Copy exactly the lines from the one containing "Clone this chart in matplotlib." through the one containing "ax = fig.add_axes([0.1155, 0.16, 0.8845, 0.817])", both included, and leave out any pictures.

== == ==

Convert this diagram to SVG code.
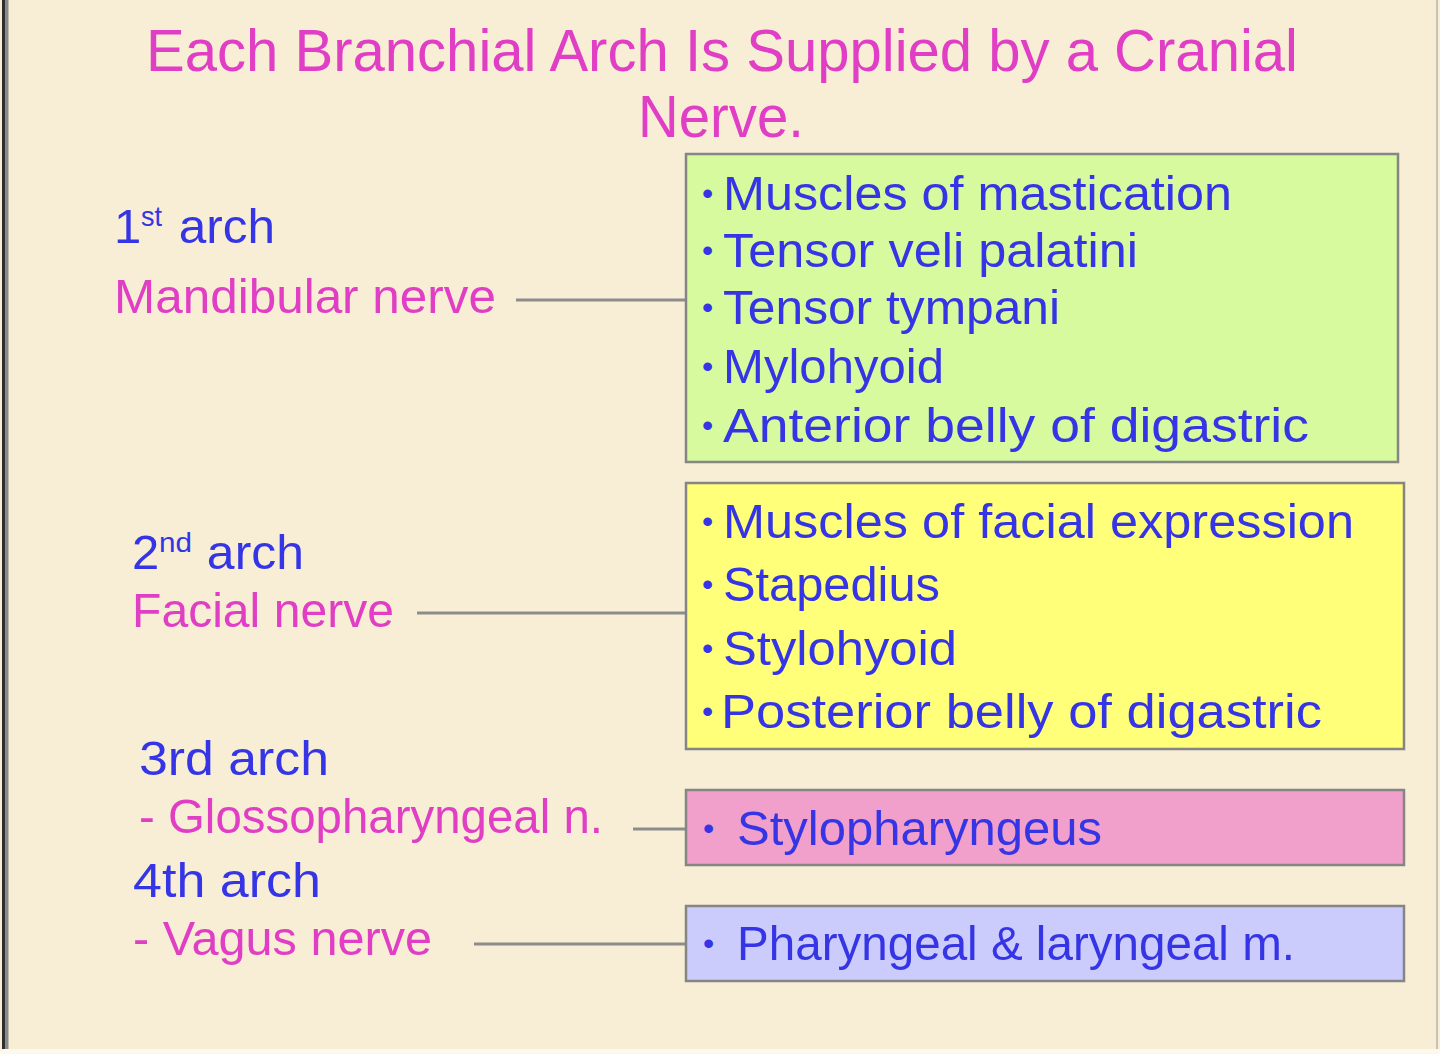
<svg xmlns="http://www.w3.org/2000/svg" width="1440" height="1054" viewBox="0 0 1440 1054">
<style>
text{font-family:"Liberation Sans","Noto Sans",Arial,sans-serif;}
.title{fill:#E03EC4;font-size:59px;}
.blue{fill:#3535E6;font-size:49px;}
.pink{fill:#E03EC4;font-size:49px;}
.sup{font-size:28px;}
.bul{font-size:32px;}
.box{stroke:#858585;stroke-width:2.5;}
.conn{stroke:#8C8C8C;stroke-width:3;fill:none;}
</style>
<rect x="0" y="0" width="1440" height="1054" fill="#F8EED6"/>
<rect x="0" y="1049" width="1440" height="5" fill="#FCF8EC"/>
<rect x="2" y="0" width="3.5" height="1049" fill="#2E2E2E"/>
<rect x="5.5" y="0" width="3" height="1049" fill="#8A8A8A"/>
<rect x="1436" y="0" width="2" height="1049" fill="#C9C3B5"/>

<g id="title">
<text class="title" x="722" y="71" text-anchor="middle" textLength="1152" lengthAdjust="spacingAndGlyphs">Each Branchial Arch Is Supplied by a Cranial</text>
<text class="title" x="721" y="137" text-anchor="middle" textLength="166" lengthAdjust="spacingAndGlyphs">Nerve.</text>
</g>

<g id="connectors">
<line class="conn" x1="516" y1="300" x2="686" y2="300"/>
<line class="conn" x1="417" y1="613" x2="686" y2="613"/>
<line class="conn" x1="633" y1="829" x2="686" y2="829"/>
<line class="conn" x1="474" y1="944" x2="686" y2="944"/>
</g>

<g id="arch1">
<text class="blue" y="243"><tspan x="114">1</tspan><tspan class="sup" x="141" y="226" textLength="21" lengthAdjust="spacingAndGlyphs">st</tspan><tspan x="165" y="243" textLength="110" lengthAdjust="spacingAndGlyphs"> arch</tspan></text>
<text class="pink" x="114" y="313" textLength="382" lengthAdjust="spacingAndGlyphs">Mandibular nerve</text>
</g>

<g id="arch2">
<text class="blue" y="569"><tspan x="132">2</tspan><tspan class="sup" x="159" y="552" textLength="33" lengthAdjust="spacingAndGlyphs">nd</tspan><tspan x="193" y="569" textLength="111" lengthAdjust="spacingAndGlyphs"> arch</tspan></text>
<text class="pink" x="132" y="627" textLength="262" lengthAdjust="spacingAndGlyphs">Facial nerve</text>
</g>

<g id="arch3">
<text class="blue" x="139" y="775" textLength="190" lengthAdjust="spacingAndGlyphs">3rd arch</text>
<text class="pink" x="139" y="833" textLength="464" lengthAdjust="spacingAndGlyphs">- Glossopharyngeal n.</text>
</g>

<g id="arch4">
<text class="blue" x="133" y="897" textLength="188" lengthAdjust="spacingAndGlyphs">4th arch</text>
<text class="pink" x="133" y="955" textLength="299" lengthAdjust="spacingAndGlyphs">- Vagus nerve</text>
</g>

<g id="box1">
<rect class="box" x="686" y="154" width="712" height="308" fill="#D8FA9E"/>
<text class="blue"><tspan class="bul" x="702" y="204">•</tspan><tspan x="723" y="210" textLength="509" lengthAdjust="spacingAndGlyphs">Muscles of mastication</tspan></text>
<text class="blue"><tspan class="bul" x="702" y="261">•</tspan><tspan x="723" y="267" textLength="415" lengthAdjust="spacingAndGlyphs">Tensor veli palatini</tspan></text>
<text class="blue"><tspan class="bul" x="702" y="318">•</tspan><tspan x="723" y="324" textLength="337" lengthAdjust="spacingAndGlyphs">Tensor tympani</tspan></text>
<text class="blue"><tspan class="bul" x="702" y="377">•</tspan><tspan x="723" y="383" textLength="221" lengthAdjust="spacingAndGlyphs">Mylohyoid</tspan></text>
<text class="blue"><tspan class="bul" x="702" y="436">•</tspan><tspan x="723" y="442" textLength="586" lengthAdjust="spacingAndGlyphs">Anterior belly of digastric</tspan></text>
</g>

<g id="box2">
<rect class="box" x="686" y="483" width="718" height="266" fill="#FFFF7A"/>
<text class="blue"><tspan class="bul" x="702" y="532">•</tspan><tspan x="723" y="538" textLength="631" lengthAdjust="spacingAndGlyphs">Muscles of facial expression</tspan></text>
<text class="blue"><tspan class="bul" x="702" y="595">•</tspan><tspan x="723" y="601" textLength="217" lengthAdjust="spacingAndGlyphs">Stapedius</tspan></text>
<text class="blue"><tspan class="bul" x="702" y="659">•</tspan><tspan x="723" y="665" textLength="234" lengthAdjust="spacingAndGlyphs">Stylohyoid</tspan></text>
<text class="blue"><tspan class="bul" x="702" y="722">•</tspan><tspan x="721" y="728" textLength="601" lengthAdjust="spacingAndGlyphs">Posterior belly of digastric</tspan></text>
</g>

<g id="box3">
<rect class="box" x="686" y="790" width="718" height="75" fill="#F0A0CB"/>
<text class="blue"><tspan class="bul" x="703" y="839">• </tspan><tspan x="737" y="845" textLength="365" lengthAdjust="spacingAndGlyphs">Stylopharyngeus</tspan></text>
</g>

<g id="box4">
<rect class="box" x="686" y="906" width="718" height="75" fill="#CCCCFC"/>
<text class="blue"><tspan class="bul" x="703" y="954">• </tspan><tspan x="737" y="960" textLength="558" lengthAdjust="spacingAndGlyphs">Pharyngeal &amp; laryngeal m.</tspan></text>
</g>
</svg>
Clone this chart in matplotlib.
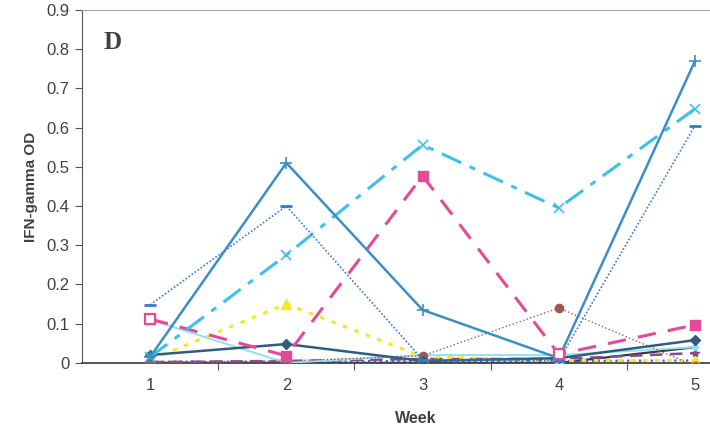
import matplotlib
matplotlib.use("Agg")
import matplotlib.pyplot as plt

weeks = [1, 2, 3, 4, 5]

# one list per animal, IFN-gamma OD by week
s_steel = [0.015, 0.51, 0.135, 0.012, 0.77]
s_bluedot = [0.148, 0.40, 0.008, 0.006, 0.605]
s_dashdot = [0.015, 0.275, 0.556, 0.395, 0.648]
s_pink = [0.112, 0.018, 0.477, 0.022, 0.097]
s_yellow = [0.008, 0.15, 0.016, 0.006, 0.006]
s_slate = [0.02, 0.048, 0.005, 0.012, 0.058]
s_brown = [0.002, 0.005, 0.018, 0.14, -0.008]
s_cyan = [0.11, 0.0, 0.02, 0.02, 0.04]
s_purple = [0.002, 0.005, 0.01, 0.01, 0.025]
s_black = [0.0, 0.0, 0.0, 0.0, 0.04]
s_navydot = [0.003, 0.003, 0.005, 0.005, 0.006]

yticks = [0, 0.1, 0.2, 0.3, 0.4, 0.5, 0.6, 0.7, 0.8, 0.9]
ytick_labels = ["0", "0.1", "0.2", "0.3", "0.4", "0.5", "0.6", "0.7", "0.8", "0.9"]

plt.rcParams['font.family'] = ['Liberation Sans', 'DejaVu Sans']
txt = '#3f4144'

fig = plt.figure(figsize=(7.1, 4.32), dpi=100)
ax = fig.add_axes([0.1155, 0.16, 0.8845, 0.817])

ax.plot(weeks, s_black, color='#3a3a3a', lw=1.6, zorder=2)
ax.plot(weeks, s_navydot, color='#3366cc', lw=1.6, ls=':', marker='s', ms=2.5, zorder=2)
ax.plot(weeks, s_purple, color='#8a4a8a', lw=1.8, ls=(0, (5, 3)), marker='*', ms=6, zorder=3)
ax.plot(weeks, s_cyan, color='#8fe3f0', lw=1.4, marker='o', ms=4, zorder=3)
ax.plot(weeks, s_brown, color='#a05a5a', lw=1.0, ls=':', marker='o', ms=6,
        markerfacecolor='#9a5a50', zorder=4)
ax.plot(weeks, s_slate, color='#2f5c80', lw=1.8, marker='D', ms=5, zorder=4)
ax.plot(weeks, s_yellow, color='#f5e626', lw=2.2, ls=(0, (1.5, 2.5)), marker='^', ms=7, zorder=3)
ax.plot(weeks, s_pink, color='#e24b95', lw=2.2, ls=(0, (6, 4)), marker='s', ms=6.5, zorder=4)
# open squares at weeks 1 and 4
ax.plot([weeks[0], weeks[3]], [s_pink[0], s_pink[3]], ls='none', marker='s', ms=6.5,
        mfc='white', mec='#e24b95', mew=1.6, zorder=6)
ax.plot(weeks, s_dashdot, color='#3ec0ea', lw=2.2, ls=(0, (7, 3, 2, 3)), marker='x', ms=7,
        mew=1.2, zorder=4)
ax.plot(weeks, s_bluedot, color='#3a78d0', lw=1.2, ls=(0, (1, 1.2)), marker='_', ms=8,
        mew=2, zorder=4)
ax.plot(weeks, s_steel, color='#3b8ec6', lw=1.8, marker='+', ms=8, mew=1.2, zorder=5)

ax.set_xlim(0.5, 5.11)
ax.set_ylim(0, 0.9)
ax.set_yticks(yticks)
ax.set_yticklabels(ytick_labels, fontsize=12, color=txt)
ax.set_xticks([1.5, 2.5, 3.5, 4.5])
ax.set_xticklabels([])
ax.set_xticks(weeks, minor=True)
ax.set_xticklabels([str(w) for w in weeks], minor=True, fontsize=12, color=txt)
ax.tick_params(axis='x', which='minor', length=0, pad=11)
ax.tick_params(axis='x', which='major', length=5, color='#555555', direction='out')
ax.tick_params(axis='y', length=5, color='#555555', direction='out', pad=4)

ax.spines['right'].set_visible(False)
ax.spines['top'].set_color('#9aaac4')
ax.spines['top'].set_linewidth(0.8)
ax.spines['left'].set_color('#555555')
ax.spines['bottom'].set_color('#444444')
ax.spines['bottom'].set_linewidth(1.3)

ax.set_ylabel('IFN-gamma OD', fontsize=11, fontweight='bold', color=txt, labelpad=6)
ax.set_xlabel('Week', fontsize=11.5, fontweight='bold', color=txt)
ax.xaxis.set_label_coords(0.532, -0.135)
ax.text(0.66, 0.80, 'D', fontsize=18, fontweight='bold', family='Liberation Serif', color=txt)

fig.savefig('out.png', dpi=100)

== == ==

RESULT FOR THIS TASK =
Clone this chart in matplotlib.
import matplotlib
matplotlib.use("Agg")
import matplotlib.pyplot as plt

weeks = [1, 2, 3, 4, 5]

# one list per animal, IFN-gamma OD by week
s_steel = [0.015, 0.51, 0.135, 0.012, 0.77]
s_bluedot = [0.148, 0.40, 0.008, 0.006, 0.605]
s_dashdot = [0.015, 0.275, 0.556, 0.395, 0.648]
s_pink = [0.112, 0.018, 0.477, 0.022, 0.097]
s_yellow = [0.008, 0.15, 0.016, 0.006, 0.006]
s_slate = [0.02, 0.048, 0.005, 0.012, 0.058]
s_brown = [0.002, 0.005, 0.018, 0.14, -0.008]
s_cyan = [0.11, 0.0, 0.02, 0.02, 0.04]
s_purple = [0.002, 0.005, 0.01, 0.01, 0.025]
s_black = [0.0, 0.0, 0.0, 0.0, 0.04]
s_navydot = [0.003, 0.003, 0.005, 0.005, 0.006]

yticks = [0, 0.1, 0.2, 0.3, 0.4, 0.5, 0.6, 0.7, 0.8, 0.9]
ytick_labels = ["0", "0.1", "0.2", "0.3", "0.4", "0.5", "0.6", "0.7", "0.8", "0.9"]

plt.rcParams['font.family'] = ['Liberation Sans', 'DejaVu Sans']
txt = '#3f4144'

fig = plt.figure(figsize=(7.1, 4.32), dpi=100)
ax = fig.add_axes([0.1155, 0.16, 0.8845, 0.817])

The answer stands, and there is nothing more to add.